As he opened the folding-door to retire, Nippers at his desk caught a glimpse of me, and asked whether I would prefer to have a certain paper copied on blue paper or white. He did not in the least roguishly accent the word prefer. It was plain that it involuntarily rolled from his tongue. I thought to myself, surely I must get rid of a demented man, who already has in some degree turned the tongues, if not the heads, of myself and clerks. But I thought it prudent not to break the dismission at once.18
In a similar fashion, Deleuze’s formulations about Bartleby seem to be taken up unconsciously, as it were, by Agamben. This comes out most notably in the title and subheadings of Agamben’s piece. Deleuze’s essay is entitled “Bartleby; or, The Formula” (perhaps itself an echo of Melville’s earlier work Pierre; or, The Ambiguities). Using the same formula of a proper name followed by an “or,” Agamben titles his essay “Bartleby, or On Contingency” and its three parts “The Scribe, or On Creation,” “The Formula, or On Potentiality,” and “The Experiment, or On Decreation.” The two-part title separated by “or,” like the language of preference, is here taken to excess. In the section entitled “The Formula, or On Potentiality,” Agamben cites Deleuze and extends Deleuze’s notion of the “zone of indetermination” (here, translated as the “zone of indistinction”): “As Deleuze suggests, the formula thus opens a zone of indistinction between yes and no, the preferable and the nonpreferable. But also … between the potential to be (or do) and the potential not to be (or do).”19 This oscillation between the potential to be or to not be is the crux of Agamben’s argument.20 Once again, the very form of the argument (potential to be or to not be) is structured around the pivotal “or,” which is here the contagious marker of oscillation or indeterminacy.21 The “or,” then, becomes something like the “both/and,” something that breaks down readability and the dialectic of opposites.

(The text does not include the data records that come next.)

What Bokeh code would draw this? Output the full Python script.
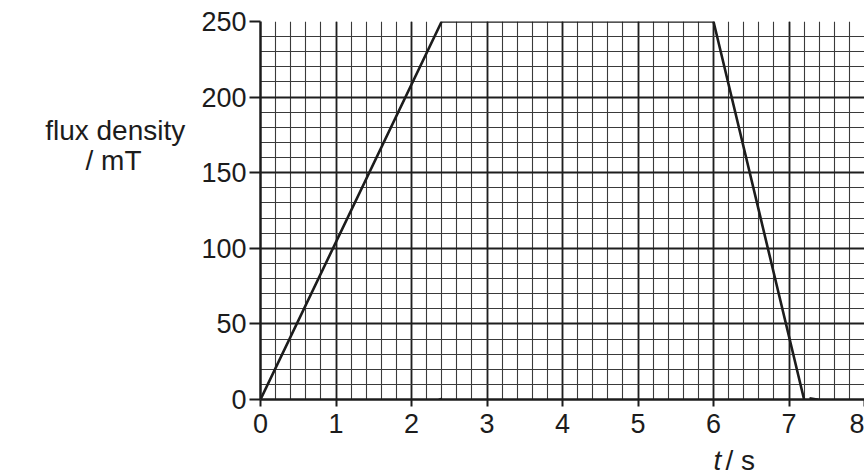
from bokeh.plotting import figure
from bokeh.layouts import column, row
from bokeh.models import SingleIntervalTicker, Range1d
from bokeh.core.properties import value
from bokeh.embed import file_html
from bokeh.resources import INLINE

# data
t_s = [0.0, 2.4, 6.0, 7.2]
flux_mT = [0, 250, 250, 0]
x_ticks_interval = 1
y_ticks_interval = 50
pen_mark1_x = [2.38, 2.44]
pen_mark1_y = [1, -11]
pen_mark2_x = [7.27, 7.39]
pen_mark2_y = [0.5, -0.5]
y_label_lines = ["flux density", "/ mT"]
x_label_parts = ["t", "/ s"]

FONT = "Liberation Sans"
INK = "#1c1c1c"

LEFT_W = 190
MAIN_H = 440
BOTTOM_H = 36
SHIFT = -11


def blank(w, h):
    f = figure(width=w, height=h, output_backend="svg", toolbar_location=None,
               x_range=Range1d(0, w), y_range=Range1d(h, 0),
               x_axis_type=None, y_axis_type=None, min_border=0)
    f.outline_line_color = None
    return f


# main chart
p = figure(width=864 - LEFT_W, height=MAIN_H, output_backend="svg", toolbar_location=None,
           x_range=Range1d(0, 8), y_range=Range1d(0, 250),
           min_border_left=260 - LEFT_W, min_border_right=0, min_border_top=21,
           min_border_bottom=MAIN_H - 399)
p.outline_line_color = None
p.background_fill_color = "white"

p.xaxis.ticker = SingleIntervalTicker(interval=x_ticks_interval, num_minor_ticks=5)
p.yaxis.ticker = SingleIntervalTicker(interval=y_ticks_interval, num_minor_ticks=5)

for ax in (p.xaxis, p.yaxis):
    ax.axis_line_width = 2.5
    ax.axis_line_color = INK
    ax.major_tick_line_color = INK
    ax.major_tick_line_width = 2
    ax.major_tick_in = 0
    ax.minor_tick_line_color = None
    ax.major_label_text_font = FONT
    ax.major_label_text_font_size = "27px"
    ax.major_label_text_color = INK
p.xaxis.major_tick_out = 7
p.yaxis.major_tick_out = 11
p.xaxis.major_label_standoff = 7
p.yaxis.major_label_standoff = 3

for g in (p.xgrid, p.ygrid):
    g.grid_line_color = "#1e1e1e"
    g.grid_line_width = 1.8
    g.grid_line_alpha = 1
    g.minor_grid_line_color = "#3a3a3a"
    g.minor_grid_line_width = 1.1

p.line(t_s, flux_mT, line_color=INK, line_width=2.6)
p.segment(x0=[pen_mark1_x[0], pen_mark2_x[0]], y0=[pen_mark1_y[0], pen_mark2_y[0]],
          x1=[pen_mark1_x[1], pen_mark2_x[1]], y1=[pen_mark1_y[1], pen_mark2_y[1]],
          line_color=INK, line_width=3.5)

# y-axis title panel (left)
a = blank(LEFT_W, MAIN_H)
a.text(x=[114.7, 113], y=[137.7 + SHIFT, 173 + SHIFT], text=y_label_lines,
       text_align="center", text_baseline="alphabetic", text_font=value(FONT),
       text_font_size="28px", text_color=INK)

# x-axis title panel (bottom)
yb = 470.7 - MAIN_H + SHIFT
c = blank(864, BOTTOM_H)
c.text(x=[713], y=[yb], text=[x_label_parts[0]], text_align="left",
       text_baseline="alphabetic", text_font=value(FONT), text_font_size="28px",
       text_font_style="italic", text_color=INK)
c.text(x=[725], y=[yb], text=[x_label_parts[1]], text_align="left",
       text_baseline="alphabetic", text_font=value(FONT), text_font_size="28px",
       text_color=INK)

layout = column(row(a, p, spacing=0), c, spacing=0)
open("out.html", "w").write(file_html(layout, INLINE))
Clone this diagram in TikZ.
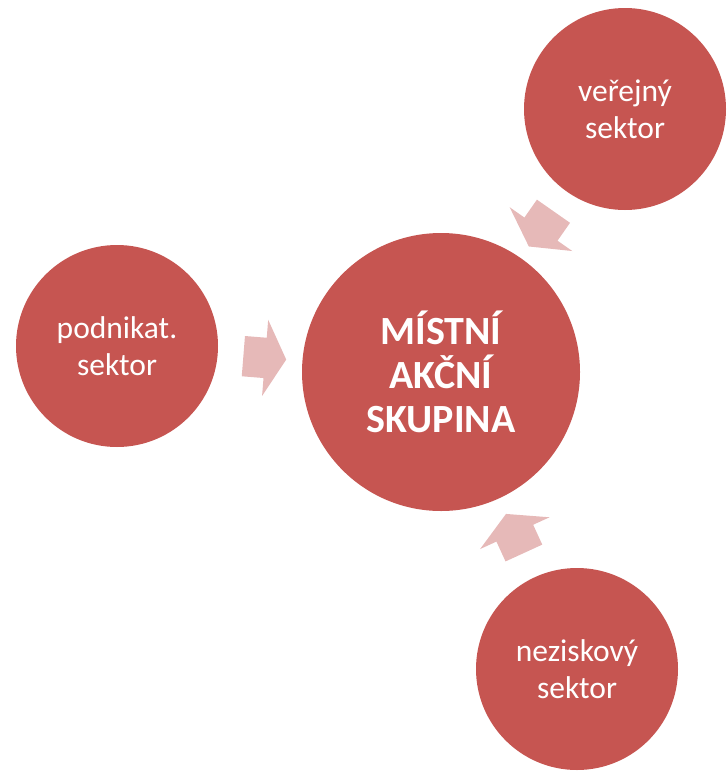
\documentclass[tikz,border=0pt]{standalone}
\usepackage{fontspec}
\setmainfont{Carlito}
\usepackage{tikz}
\usetikzlibrary{positioning, shapes.arrows}
\definecolor{sectorred}{HTML}{C65551}
\definecolor{flowpink}{HTML}{E6B9B8}
\tikzset{
    sector/.style={circle, fill=sectorred, text=white, minimum size=202pt, inner sep=0pt, align=center, font=\fontsize{31.5}{37}\selectfont},
    mas/.style={sector, minimum size=278pt, font=\bfseries\fontsize{40}{44}\selectfont},
    flow/.style={single arrow, fill=flowpink, draw=none, minimum height=43pt, inner xsep=0pt, inner ysep=20pt, text height=0pt, text depth=0pt, single arrow head extend=18pt, single arrow tip angle=122, sloped, allow upside down, pos=0.49},
}

\begin{document}
\begin{tikzpicture}[x=1pt, y=-1pt]
    \useasboundingbox (0,0) rectangle (726,771);
    \clip (0,0) rectangle (726,771);

    \node[mas] (mas) at (441,372) {MÍSTNÍ\\AKČNÍ\\SKUPINA};
    \node[sector] (podnik) at (117,346) {podnikat.\\sektor};
    \node[sector] (verej) at (625,109) {veřejný\\sektor};
    \node[sector] (nezisk) at (577,669) {neziskový\\sektor};

    \path (podnik) -- node[flow] {} (mas);
    \path (verej) -- node[flow] {} (mas);
    \path (nezisk) -- node[flow] {} (mas);
\end{tikzpicture}
\end{document}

Yet it is precisely this “or” as zone of indetermination that drops out of the picture whenever America comes into the picture. All of the intricacies of mobility are clearly and readably synonymous with America and its landscape, while Melville’s “Bartleby” is eminently applicable to a range of discussions in French philosophy (or ancient Greek philosophy as Rancière would have it). However, these two poles refuse to come together. On the one hand, there is the America of movement, on the other, the excitingly European and indeterminate immobility of Bartleby. This either/or opposition is not unlike that between the two clerks Turkey and Nippers, whose contrary humors are outlined in great detail at the beginning of Melville’s short story. The elderly Turkey works best in the morning but becomes decidedly too energetic and reckless in the afternoon. Nippers, by contrast, is nervous and suffers from indigestion in the morning but is quite docile in the afternoon. Bartleby is introduced into the system and proceeds with all his preferring to wreak havoc on the nicely refined dialectical polarities of Turkey and Nippers. By the same token, it seems that “Bartleby” the story carries the as-yet-untapped potential to introduce into French philosophy a vision of America that is indistinguishable from the eminently European characteristics of immobility and un-working. French critics, while avowedly fascinated by America, have invested immense energy in casting it as mobile, readable, and outside of any zone of indetermination. By linking Bartleby more resolutely to his native America, we might begin to challenge a series of truisms and suggest that a nineteenth-century American literature of immobility is in fact paradigmatic and not accidental to the establishment of a twentieth-century French literary and philosophical canon that is preoccupied with precisely the same issues. Yet that very project must acknowledge the generative dimension of the impasse between a certain model of European thought and another model of American mobility and not simply leave it as a zone of indetermination. The next three chapters situate this Bartleby-esque encounter with the wall as also and simultaneously an encounter with being.